• [Exercise task] Leave out the pictures and set down exactly the lines from the start of the listing through the one with "const incidenceTicks = [0, 20, 40, 60, 80, 100];", both included.

• [Collected material]
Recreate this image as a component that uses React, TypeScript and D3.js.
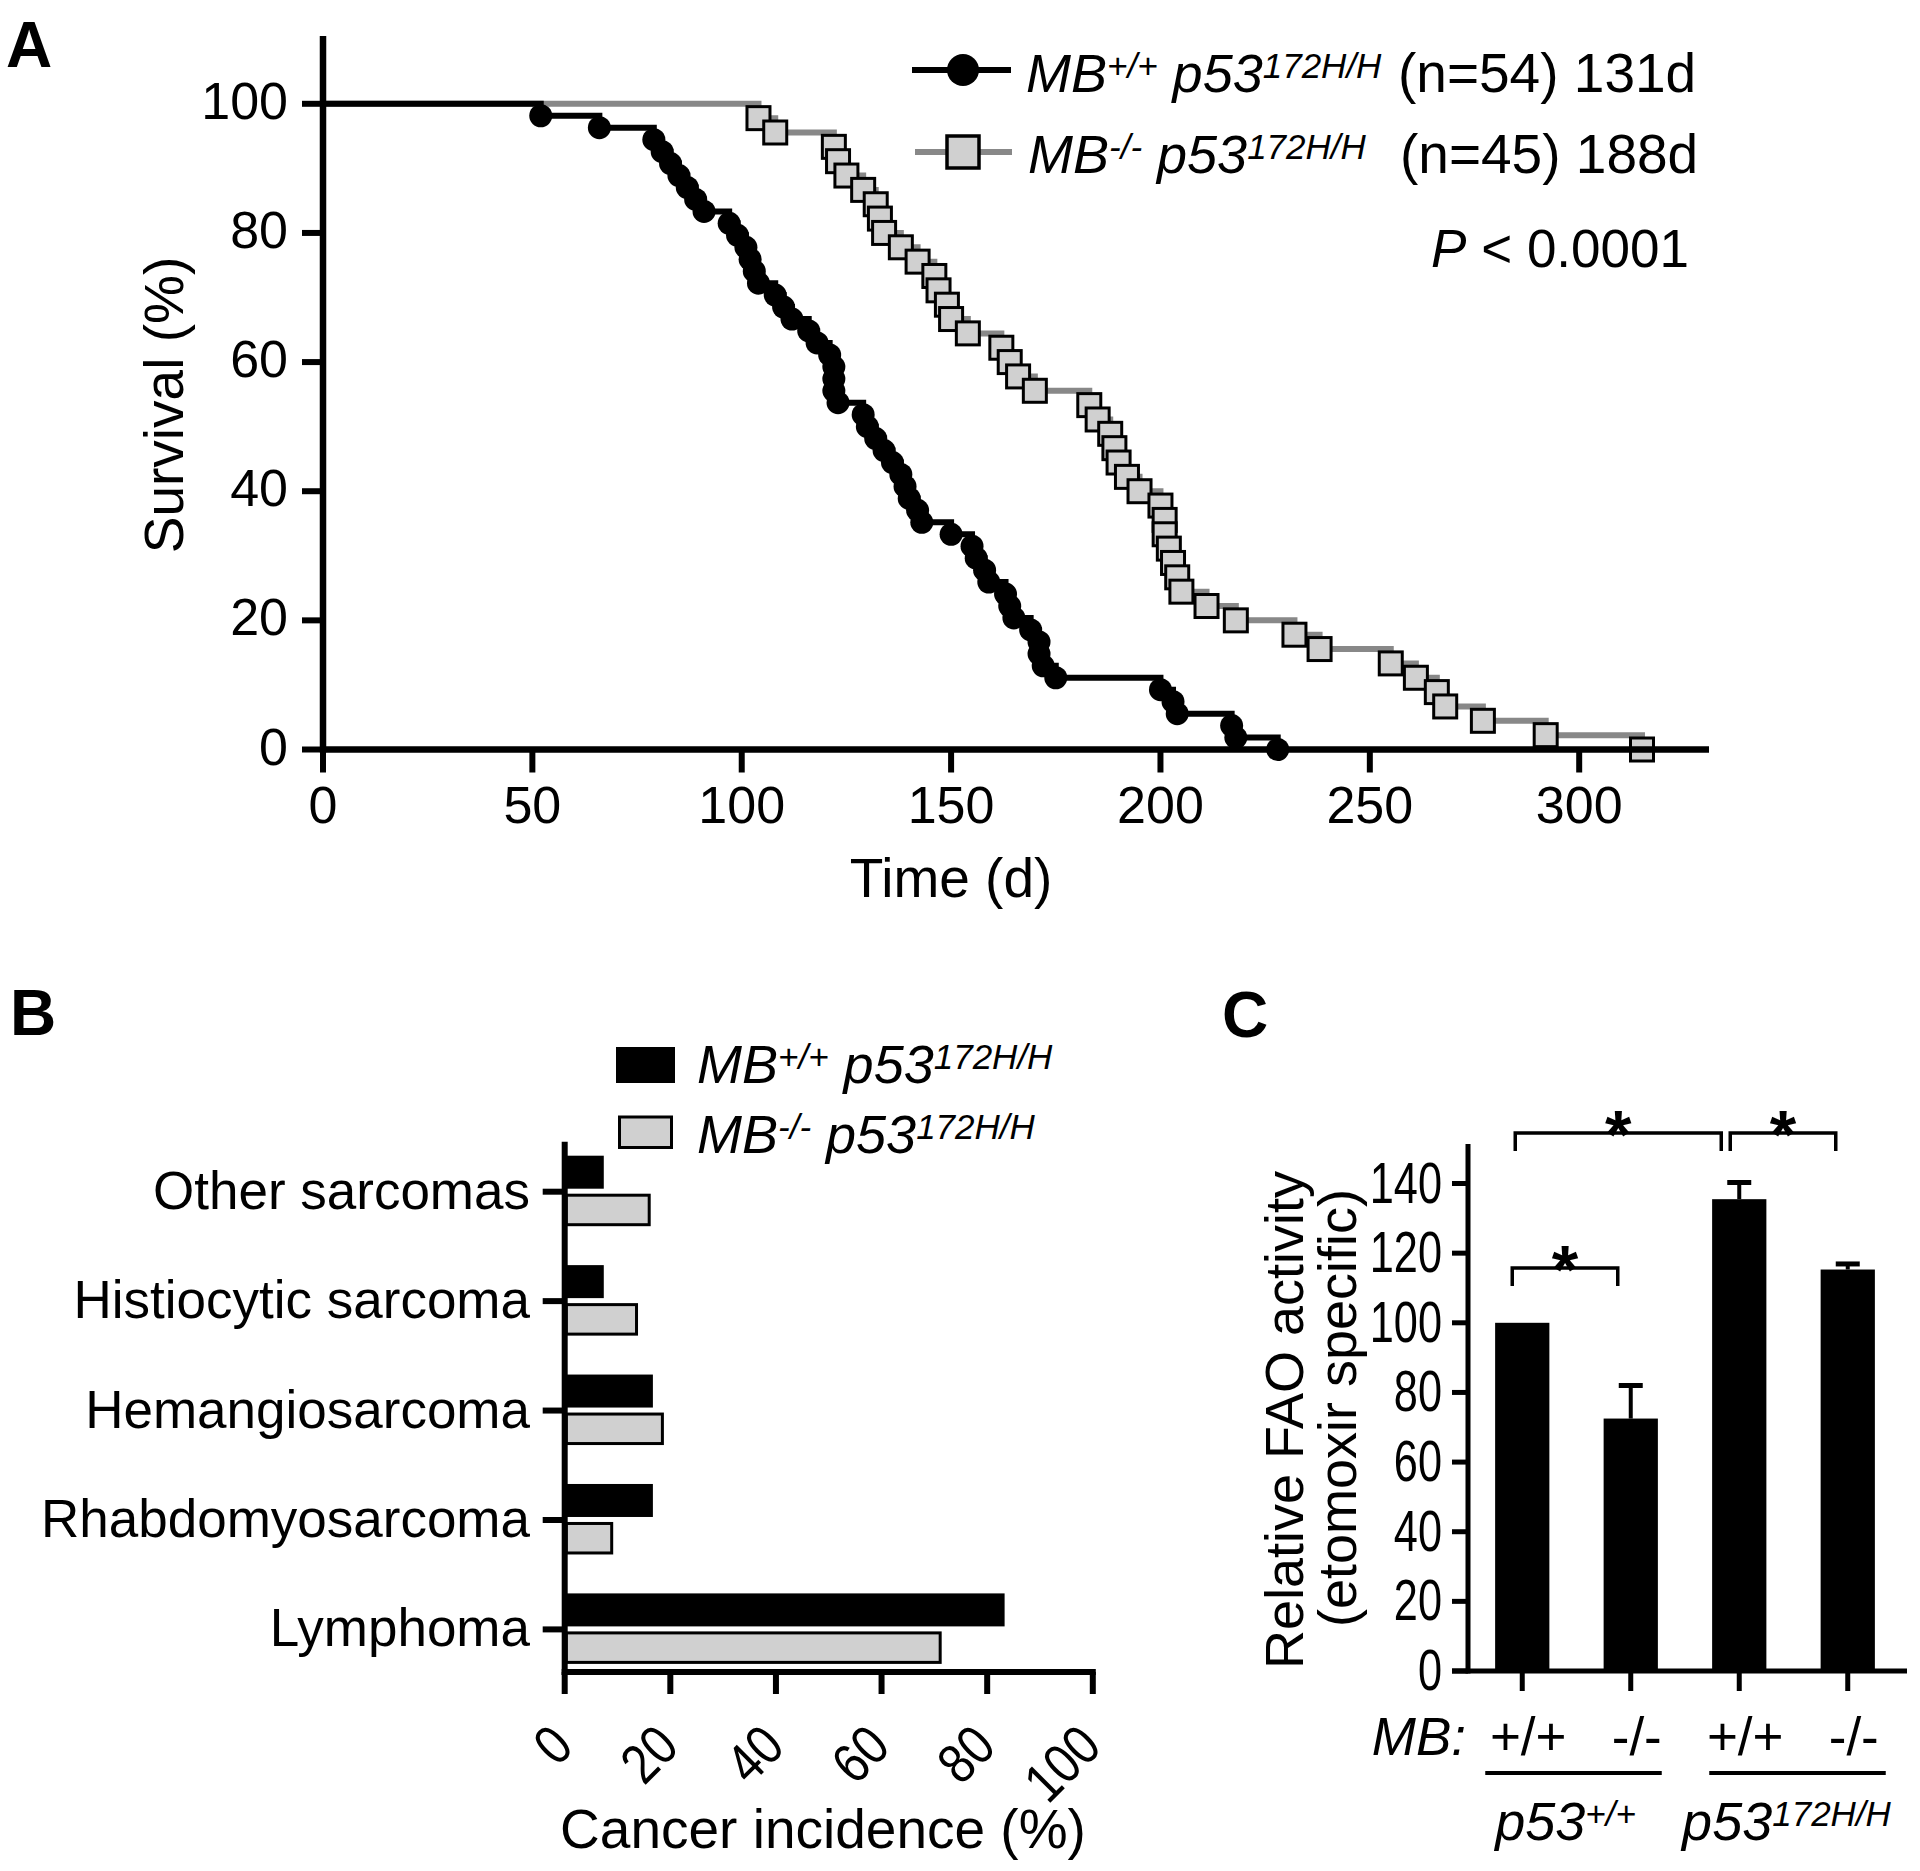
import React from 'react';
import * as d3 from 'd3';

const FONT = '"Liberation Sans", Arial, Helvetica, sans-serif';

// ---------------- Panel A: Kaplan-Meier survival ----------------
// day of each death (no censoring)
const deathDaysMBwt = [
  52, 66, 79,
  81, 83, 85, 87, 89, 91,
  97, 99, 101, 102, 103, 104,
  108, 110, 112, 116, 118, 121,
  122, 122, 122,
  123, 129, 130, 132, 134, 136, 138, 139, 140, 142, 143,
  150,
  155, 156, 158, 159, 163, 164, 165, 169, 171, 171, 172, 175,
  200, 203, 204, 217, 218, 228,
];
const deathDaysMBko = [
  104, 108, 122, 123, 125, 129, 132, 133, 134, 138,
  142, 146, 147, 149, 150, 154, 162, 164, 166, 170,
  183, 185, 188, 189, 190, 192, 195, 200, 201, 201,
  202, 203, 204, 205, 211, 218, 232, 238, 255, 261,
  266, 268, 277, 292, 315,
];
const survivalXTicks = [0, 50, 100, 150, 200, 250, 300];
const survivalYTicks = [0, 20, 40, 60, 80, 100];
const legendStatsA = ['(n=54) 131d', '(n=45) 188d'];
const pValueLabel = '< 0.0001';

// ---------------- Panel B: cancer incidence ----------------
const cancerTypes = ['Other sarcomas', 'Histiocytic sarcoma', 'Hemangiosarcoma', 'Rhabdomyosarcoma', 'Lymphoma'];
const incidenceMBwt = [7.4, 7.4, 16.7, 16.7, 83.3];
const incidenceMBko = [16.0, 13.6, 18.5, 8.9, 71.1];
const incidenceTicks = [0, 20, 40, 60, 80, 100];

// ---------------- Panel C: FAO activity ----------------
const faoGroups = ['p53wt-MBwt', 'p53wt-MBko', 'p53mut-MBwt', 'p53mut-MBko'];
const faoMBLabels = ['+/+', '-/-', '+/+', '-/-'];
const faoMean = [100, 72.5, 135.5, 115.3];
const faoSem = [0, 9.5, 4.8, 1.6];
const faoTicks = [0, 20, 40, 60, 80, 100, 120, 140];
const faoP53Sup = ['+/+', '172H/H'];

type Part = { t: string; sup: string };

function SupText({ x, y, parts, size = 54, supSize = 35, shift = 14, anchor = 'start', italic = true }:
  { x: number; y: number; parts: Part[]; size?: number; supSize?: number; shift?: number; anchor?: string; italic?: boolean }) {
  return (
    <text x={x} y={y} fontSize={size} fontStyle={italic ? 'italic' : 'normal'} textAnchor={anchor as any} fontFamily={FONT}>
      {parts.map((p, i) => (
        <React.Fragment key={i}>
          <tspan dy={i === 0 ? 0 : shift}>{p.t}</tspan>
          <tspan dy={-shift} fontSize={supSize}>{p.sup}</tspan>
        </React.Fragment>
      ))}
    </text>
  );
}

function km(times: number[]) {
  const n = times.length;
  return [{ t: 0, s: 100 }, ...times.map((t, i) => ({ t, s: (100 * (n - i - 1)) / n }))];
}

function PanelA() {
  const xA = d3.scaleLinear().domain([0, 331]).range([323, 1709]);
  const yA = d3.scaleLinear().domain([0, 110.5]).range([749.5, 36]);
  const wt = km(deathDaysMBwt);
  const ko = km(deathDaysMBko);
  const line = d3.line<{ t: number; s: number }>().x(d => xA(d.t)).y(d => yA(d.s)).curve(d3.curveStepAfter);
  const x0 = xA(0);
  const y0 = yA(0);
  const sq = 23;
  return (
    <g>
      <text x={6} y={67} fontSize={64} fontWeight="bold" fontFamily={FONT}>A</text>
      {/* curves */}
      <path d={line(ko) || ''} fill="none" stroke="#888" strokeWidth={6} />
      <path d={line(wt) || ''} fill="none" stroke="#000" strokeWidth={6} />
      {ko.slice(1).map((d, i) => (
        <rect key={'k' + i} x={xA(d.t) - sq / 2} y={yA(d.s) - sq / 2} width={sq} height={sq} fill="#d0d0d0" stroke="#000" strokeWidth={3} />
      ))}
      {wt.slice(1).map((d, i) => (
        <circle key={'w' + i} cx={xA(d.t)} cy={yA(d.s)} r={11.5} fill="#000" />
      ))}
      {/* axes */}
      <line x1={x0} x2={x0} y1={yA.range()[1]} y2={y0 + 3} stroke="#000" strokeWidth={6.5} />
      <line x1={x0 - 3} x2={xA.range()[1]} y1={y0} y2={y0} stroke="#000" strokeWidth={6.5} />
      {survivalYTicks.map(v => (
        <g key={'yt' + v}>
          <line x1={x0 - 21} x2={x0} y1={yA(v)} y2={yA(v)} stroke="#000" strokeWidth={6} />
          <text x={288} y={yA(v) + 15} textAnchor="end" fontSize={52} fontFamily={FONT}>{v}</text>
        </g>
      ))}
      {survivalXTicks.map(v => (
        <g key={'xt' + v}>
          <line x1={xA(v)} x2={xA(v)} y1={y0} y2={y0 + 23} stroke="#000" strokeWidth={6} />
          <text x={xA(v)} y={823} textAnchor="middle" fontSize={52} fontFamily={FONT}>{v}</text>
        </g>
      ))}
      <text x={951} y={897} textAnchor="middle" fontSize={55} fontFamily={FONT}>Time (d)</text>
      <text transform="translate(183,405) rotate(-90)" textAnchor="middle" fontSize={55} fontFamily={FONT}>Survival (%)</text>
      {/* legend */}
      <line x1={912} x2={1011} y1={70} y2={70} stroke="#000" strokeWidth={6} />
      <circle cx={963} cy={70} r={16} fill="#000" />
      <SupText x={1026} y={92} parts={[{ t: 'MB', sup: '+/+' }, { t: ' p53', sup: '172H/H' }]} />
      <text x={1398} y={92} fontSize={55} fontFamily={FONT}>{legendStatsA[0]}</text>
      <line x1={915} x2={1012} y1={152} y2={152} stroke="#888" strokeWidth={6} />
      <rect x={963 - 16} y={152 - 16} width={32} height={32} fill="#d0d0d0" stroke="#000" strokeWidth={3.5} />
      <SupText x={1028} y={173} parts={[{ t: 'MB', sup: '-/-' }, { t: ' p53', sup: '172H/H' }]} />
      <text x={1400} y={173} fontSize={55} fontFamily={FONT}>{legendStatsA[1]}</text>
      <text x={1689} y={267} textAnchor="end" fontSize={53} fontFamily={FONT}>
        <tspan fontStyle="italic">P</tspan> {pValueLabel}
      </text>
    </g>
  );
}

function PanelB() {
  const xB = d3.scaleLinear().domain([0, 100]).range([564.7, 1092.8]);
  const yB = d3.scalePoint<string>().domain(cancerTypes).range([1191.7, 1629.4]);
  const x0 = xB(0);
  const axisY = 1672;
  return (
    <g>
      <text x={10} y={1035} fontSize={64} fontWeight="bold" fontFamily={FONT}>B</text>
      {/* legend */}
      <rect x={616} y={1047} width={59} height={36} fill="#000" />
      <rect x={619.5} y={1117} width={52} height={30.5} fill="#d0d0d0" stroke="#000" strokeWidth={3} />
      <SupText x={697} y={1083} parts={[{ t: 'MB', sup: '+/+' }, { t: ' p53', sup: '172H/H' }]} />
      <SupText x={697} y={1153} parts={[{ t: 'MB', sup: '-/-' }, { t: ' p53', sup: '172H/H' }]} />
      {/* bars */}
      {cancerTypes.map((c, i) => {
        const cy = yB(c) as number;
        return (
          <g key={c}>
            <rect x={x0} y={cy - 36} width={xB(incidenceMBwt[i]) - x0} height={33} fill="#000" />
            <rect x={x0 + 1.5} y={cy + 3.5} width={xB(incidenceMBko[i]) - x0 - 1.5} height={29.5} fill="#d0d0d0" stroke="#000" strokeWidth={3} />
            <line x1={x0 - 22} x2={x0} y1={cy} y2={cy} stroke="#000" strokeWidth={6} />
            <text x={530} y={cy + 17} textAnchor="end" fontSize={53} fontFamily={FONT}>{c}</text>
          </g>
        );
      })}
      {/* axes */}
      <line x1={x0} x2={x0} y1={1141.7} y2={axisY + 3} stroke="#000" strokeWidth={6} />
      <line x1={x0 - 3} x2={xB(100) + 3} y1={axisY} y2={axisY} stroke="#000" strokeWidth={6} />
      {incidenceTicks.map(v => (
        <g key={'bt' + v}>
          <line x1={xB(v)} x2={xB(v)} y1={axisY} y2={axisY + 22} stroke="#000" strokeWidth={6} />
          <text transform={`translate(${xB(v) + 11},1749) rotate(-45) scale(0.85,1)`} textAnchor="end" fontSize={56} fontFamily={FONT}>{v}</text>
        </g>
      ))}
      <text x={823} y={1848} textAnchor="middle" fontSize={55} fontFamily={FONT}>Cancer incidence (%)</text>
    </g>
  );
}

function PanelC() {
  const xC = d3.scaleBand<string>().domain(faoGroups).range([1468, 1902]).paddingInner(0.5).paddingOuter(0.25);
  const yC = d3.scaleLinear().domain([0, 150]).range([1671, 1148.7]);
  const bw = xC.bandwidth();
  const cx = (i: number) => (xC(faoGroups[i]) as number) + bw / 2;
  const axX = 1468;
  const axY = yC(0);
  const brackets = [
    { a: cx(0) - 7, b: cx(2) - 18, y: 1133, leg: 18 },
    { a: cx(2) - 9, b: cx(3) - 12, y: 1133, leg: 18 },
    { a: cx(0) - 10, b: cx(1) - 13, y: 1268, leg: 18 },
  ];
  return (
    <g>
      <text x={1222} y={1037} fontSize={64} fontWeight="bold" fontFamily={FONT}>C</text>
      {faoGroups.map((g, i) => (
        <g key={g}>
          {faoSem[i] > 0 && (
            <g>
              <line x1={cx(i)} x2={cx(i)} y1={yC(faoMean[i])} y2={yC(faoMean[i] + faoSem[i])} stroke="#000" strokeWidth={4} />
              <line x1={cx(i) - 12} x2={cx(i) + 12} y1={yC(faoMean[i] + faoSem[i])} y2={yC(faoMean[i] + faoSem[i])} stroke="#000" strokeWidth={5} />
            </g>
          )}
          <rect x={xC(g)} y={yC(faoMean[i])} width={bw} height={axY - yC(faoMean[i])} fill="#000" />
          <line x1={cx(i)} x2={cx(i)} y1={axY} y2={axY + 20} stroke="#000" strokeWidth={5} />
          <text x={cx(i) + 6} y={1755} textAnchor="middle" fontSize={53} fontFamily={FONT}>{faoMBLabels[i]}</text>
        </g>
      ))}
      {/* axes */}
      <line x1={axX} x2={axX} y1={1144} y2={axY + 2.5} stroke="#000" strokeWidth={5} />
      <line x1={axX - 16} x2={1907} y1={axY} y2={axY} stroke="#000" strokeWidth={5} />
      {faoTicks.map(v => (
        <g key={'ct' + v}>
          <line x1={axX - 16} x2={axX} y1={yC(v)} y2={yC(v)} stroke="#000" strokeWidth={5} />
          <text transform={`translate(1442,${yC(v) + 19}) scale(0.76,1)`} textAnchor="end" fontSize={57} fontFamily={FONT}>{v}</text>
        </g>
      ))}
      <text transform="translate(1303,1420) rotate(-90)" textAnchor="middle" fontSize={54} fontFamily={FONT}>Relative FAO activity</text>
      <text transform="translate(1356,1408) rotate(-90)" textAnchor="middle" fontSize={54} fontFamily={FONT}>(etomoxir specific)</text>
      {/* significance brackets */}
      {brackets.map((b, i) => (
        <g key={'br' + i}>
          <path d={`M${b.a},${b.y + b.leg}V${b.y}H${b.b}V${b.y + b.leg}`} fill="none" stroke="#000" strokeWidth={3.5} />
          <text x={(b.a + b.b) / 2} y={b.y + 25} textAnchor="middle" fontSize={68} fontWeight="bold" fontFamily={FONT}>*</text>
        </g>
      ))}
      {/* genotype labels */}
      <text x={1466} y={1755} textAnchor="end" fontSize={53} fontStyle="italic" fontFamily={FONT}>MB:</text>
      <line x1={cx(0) - 37} x2={cx(1) + 31} y1={1773} y2={1773} stroke="#000" strokeWidth={4} />
      <line x1={cx(2) - 30} x2={cx(3) + 38} y1={1773} y2={1773} stroke="#000" strokeWidth={4} />
      <SupText x={(cx(0) + cx(1)) / 2 - 11} y={1840} anchor="middle" parts={[{ t: 'p53', sup: faoP53Sup[0] }]} />
      <SupText x={(cx(2) + cx(3)) / 2 - 7} y={1840} anchor="middle" parts={[{ t: 'p53', sup: faoP53Sup[1] }]} />
    </g>
  );
}

export default function App() {
  return (
    <div style={{ position: 'absolute', left: 0, top: 0 }}>
      <svg width={1920} height={1871} style={{ display: 'block', background: '#fff' }}>
        <PanelA />
        <PanelB />
        <PanelC />
      </svg>
    </div>
  );
}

• [Solution to this exercise]
Recreate this image as a component that uses React, TypeScript and D3.js.
import React from 'react';
import * as d3 from 'd3';

const FONT = '"Liberation Sans", Arial, Helvetica, sans-serif';

// ---------------- Panel A: Kaplan-Meier survival ----------------
// day of each death (no censoring)
const deathDaysMBwt = [
  52, 66, 79,
  81, 83, 85, 87, 89, 91,
  97, 99, 101, 102, 103, 104,
  108, 110, 112, 116, 118, 121,
  122, 122, 122,
  123, 129, 130, 132, 134, 136, 138, 139, 140, 142, 143,
  150,
  155, 156, 158, 159, 163, 164, 165, 169, 171, 171, 172, 175,
  200, 203, 204, 217, 218, 228,
];
const deathDaysMBko = [
  104, 108, 122, 123, 125, 129, 132, 133, 134, 138,
  142, 146, 147, 149, 150, 154, 162, 164, 166, 170,
  183, 185, 188, 189, 190, 192, 195, 200, 201, 201,
  202, 203, 204, 205, 211, 218, 232, 238, 255, 261,
  266, 268, 277, 292, 315,
];
const survivalXTicks = [0, 50, 100, 150, 200, 250, 300];
const survivalYTicks = [0, 20, 40, 60, 80, 100];
const legendStatsA = ['(n=54) 131d', '(n=45) 188d'];
const pValueLabel = '< 0.0001';

// ---------------- Panel B: cancer incidence ----------------
const cancerTypes = ['Other sarcomas', 'Histiocytic sarcoma', 'Hemangiosarcoma', 'Rhabdomyosarcoma', 'Lymphoma'];
const incidenceMBwt = [7.4, 7.4, 16.7, 16.7, 83.3];
const incidenceMBko = [16.0, 13.6, 18.5, 8.9, 71.1];
const incidenceTicks = [0, 20, 40, 60, 80, 100];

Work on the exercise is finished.